My gloomy mood has pretty much lifted. I credit this not to time or to anything I was able to do through my spiritual practice. I credit this change to my brother, David. He called last night to wish me Happy Birthday. He had realized that he had missed the day. This is not unusual, and I am surprised when I hear from him on the actual date.
David is my big brother, four and one half years my senior. He was always my protector, my rescuer. When I was frightened or sad as a child, he tried to cheer me up by making funny faces in the mirror or by telling tall tales to divert my thoughts. He usually told me that things would be OK, and would go about trying to fix what was wrong.
After all, David believed that he was responsible for me being here. Or at least, that is the story that my Mother often told. Not knowing that she was already pregnant with me, David asked her for a sister. Apparently, a little boy down the street was delighted with his new baby sister, and David wanted one too. Mom said: "OK, if you really want one, but you will have to be a good big brother!"
As the story goes, after I arrived and David experienced the reality of the situation, he changed his mind, and told Mom: 'You can send her back now, I don't want her anymore". It was explained to him that that was not possible, and from then on, he pretty much accepted that I was not going anywhere. Since that was the case, I think he decided that he might just as well shoulder the responsibility, and become the BIG BROTHER!
We don't always see one another as often as we could, but something fundamental binds us together. There is a connection that is different from that of anything else in this life. We have changed over the years, and have gone our separate ways, but we shared parts of our lives that no one else has. For me, he was always there, and his place in my heart is his alone.
Well, to get on with what I was saying.... Last night David called, and we started talking. I told him what was going on with me. He listened with sympathetic understanding. He didn't try to fix anything and didn't offer any advice. What he did do was to tell me that I was loved and gave me some other warm fuzzys. After a while he laughingly said: "The good thing is that this is not real. It is an Illusion." I laughed, and said that was just what I had been trying to tell my self, as evidenced by my recent posts.
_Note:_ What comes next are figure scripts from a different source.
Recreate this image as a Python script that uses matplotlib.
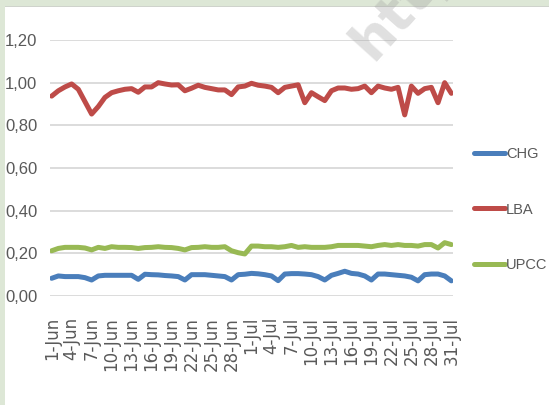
import numpy as np
import matplotlib
matplotlib.use('Agg')
import matplotlib.pyplot as plt
from matplotlib.patches import Rectangle

# daily categories 1-Jun .. 31-Jul
days = [f"{d}-Jun" for d in range(1, 31)] + [f"{d}-Jul" for d in range(1, 32)]

chg = [0.083, 0.094, 0.091, 0.091, 0.091, 0.086, 0.075, 0.094, 0.097, 0.097,
       0.097, 0.097, 0.097, 0.078, 0.102, 0.100, 0.099, 0.096, 0.094, 0.091,
       0.075, 0.100, 0.100, 0.100, 0.097, 0.094, 0.091, 0.075, 0.100, 0.102,
       0.106, 0.104, 0.100, 0.094, 0.072, 0.103, 0.105, 0.105, 0.103, 0.100,
       0.091, 0.075, 0.097, 0.106, 0.116, 0.106, 0.103, 0.094, 0.075, 0.103,
       0.103, 0.100, 0.097, 0.094, 0.088, 0.071, 0.100, 0.103, 0.103, 0.094,
       0.071]

lba = [0.937, 0.962, 0.980, 0.994, 0.969, 0.911, 0.853, 0.888, 0.931, 0.953,
       0.962, 0.969, 0.972, 0.955, 0.980, 0.980, 1.000, 0.994, 0.989, 0.990,
       0.962, 0.974, 0.988, 0.978, 0.972, 0.966, 0.966, 0.944, 0.980, 0.984,
       0.997, 0.988, 0.984, 0.978, 0.953, 0.978, 0.984, 0.990, 0.906, 0.953,
       0.934, 0.916, 0.962, 0.975, 0.975, 0.969, 0.972, 0.984, 0.953, 0.984,
       0.975, 0.969, 0.978, 0.849, 0.984, 0.950, 0.972, 0.978, 0.906, 1.000,
       0.950]

upcc = [0.212, 0.223, 0.228, 0.228, 0.228, 0.225, 0.216, 0.228, 0.223, 0.231,
        0.228, 0.228, 0.227, 0.223, 0.227, 0.228, 0.231, 0.228, 0.227, 0.223,
        0.216, 0.227, 0.228, 0.231, 0.228, 0.228, 0.231, 0.212, 0.203, 0.197,
        0.234, 0.234, 0.231, 0.231, 0.228, 0.231, 0.237, 0.228, 0.231, 0.228,
        0.228, 0.228, 0.231, 0.237, 0.237, 0.237, 0.237, 0.234, 0.231, 0.237,
        0.241, 0.237, 0.241, 0.237, 0.237, 0.234, 0.241, 0.241, 0.225, 0.250,
        0.241]

yticks = [0.0, 0.2, 0.4, 0.6, 0.8, 1.0, 1.2]
ytick_labels = ["0,00", "0,20", "0,40", "0,60", "0,80", "1,00", "1,20"]

W, H = 549, 405
fig = plt.figure(figsize=(W / 100, H / 100), dpi=100)
fig.patch.set_facecolor('#dde7d6')
# white panel inside the green frame
fig.add_artist(Rectangle((5 / W, 0), 1, (H - 6) / H, transform=fig.transFigure,
                         facecolor='white', edgecolor='none', zorder=-2))
fig.add_artist(Rectangle((5 / W, (H - 7) / H), 1, 1.5 / H, transform=fig.transFigure,
                         facecolor='#cfd3cc', edgecolor='none', zorder=-2))

ax = fig.add_axes([50 / W, (H - 296) / H, (453 - 50) / W, (296 - 40) / H])
ax.set_facecolor('none')
ax.set_zorder(1)

x = np.arange(len(days))
lw = 3.6
ax.plot(x, chg, color='#4a7ebb', lw=lw, label='CHG', solid_capstyle='round')
ax.plot(x, lba, color='#be4b48', lw=lw, label='LBA', solid_capstyle='round')
ax.plot(x, upcc, color='#98b954', lw=lw, label='UPCC', solid_capstyle='round')

ax.set_xlim(-0.25, len(days) - 0.75)
ax.set_ylim(0, 1.2)
ax.set_yticks(yticks)
ax.set_yticklabels(ytick_labels, family=['Liberation Sans', 'DejaVu Sans'],
                   fontsize=12, color='#595959')
ax.set_xticks(x[::3])
ax.set_xticklabels(days[::3], rotation=90, fontsize=12, color='#595959')
ax.tick_params(axis='both', length=0)
ax.tick_params(axis='y', pad=9)
ax.tick_params(axis='x', pad=15)
ax.grid(axis='y', color='#d9d9d9', lw=1.3)
ax.set_axisbelow(True)
for s in ax.spines.values():
    s.set_visible(False)

leg = fig.legend(loc='upper left', bbox_to_anchor=(474 / W, (H - 147) / H),
                 frameon=False, borderpad=0, borderaxespad=0,
                 handlelength=2.1, handletextpad=0.1, labelspacing=2.85,
                 prop={'family': ['Liberation Sans', 'DejaVu Sans'], 'size': 10.5})
for t in leg.get_texts():
    t.set_color('#595959')

# faint watermark
fig.text(372 / W, (H - 62) / H, "http://", rotation=48, rotation_mode='anchor',
         ha='left', va='baseline', fontsize=40, fontweight='bold',
         color='#9a9a9a', alpha=0.3, zorder=5)

fig.savefig('out.png', dpi=100, facecolor=fig.get_facecolor())
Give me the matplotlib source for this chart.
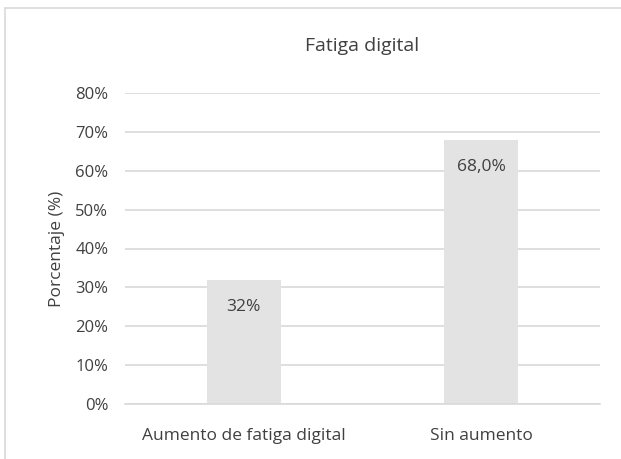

I felt better after getting off the phone with my brother last night. Later, I was moved to get up before going to sleep, to e-mail a note of thanks. I did. This morning I received a note back from him which said in Big Letters:
Judi
Thanks for the beautiful E mail
I love you.
David
What is pretty wonderful is that it becomes more evident as each day passes, that my brother and I are always moving in the same direction. We are simply taking slightly different pathways, which intersect, from time to time, along the trail. Thanks David, for still being my Big Brother!
Throughout my life, I have been gifted with the companionship of wonderful souls along the way. You are one of them!
Oh, and I had a great day today. But this is long enough already.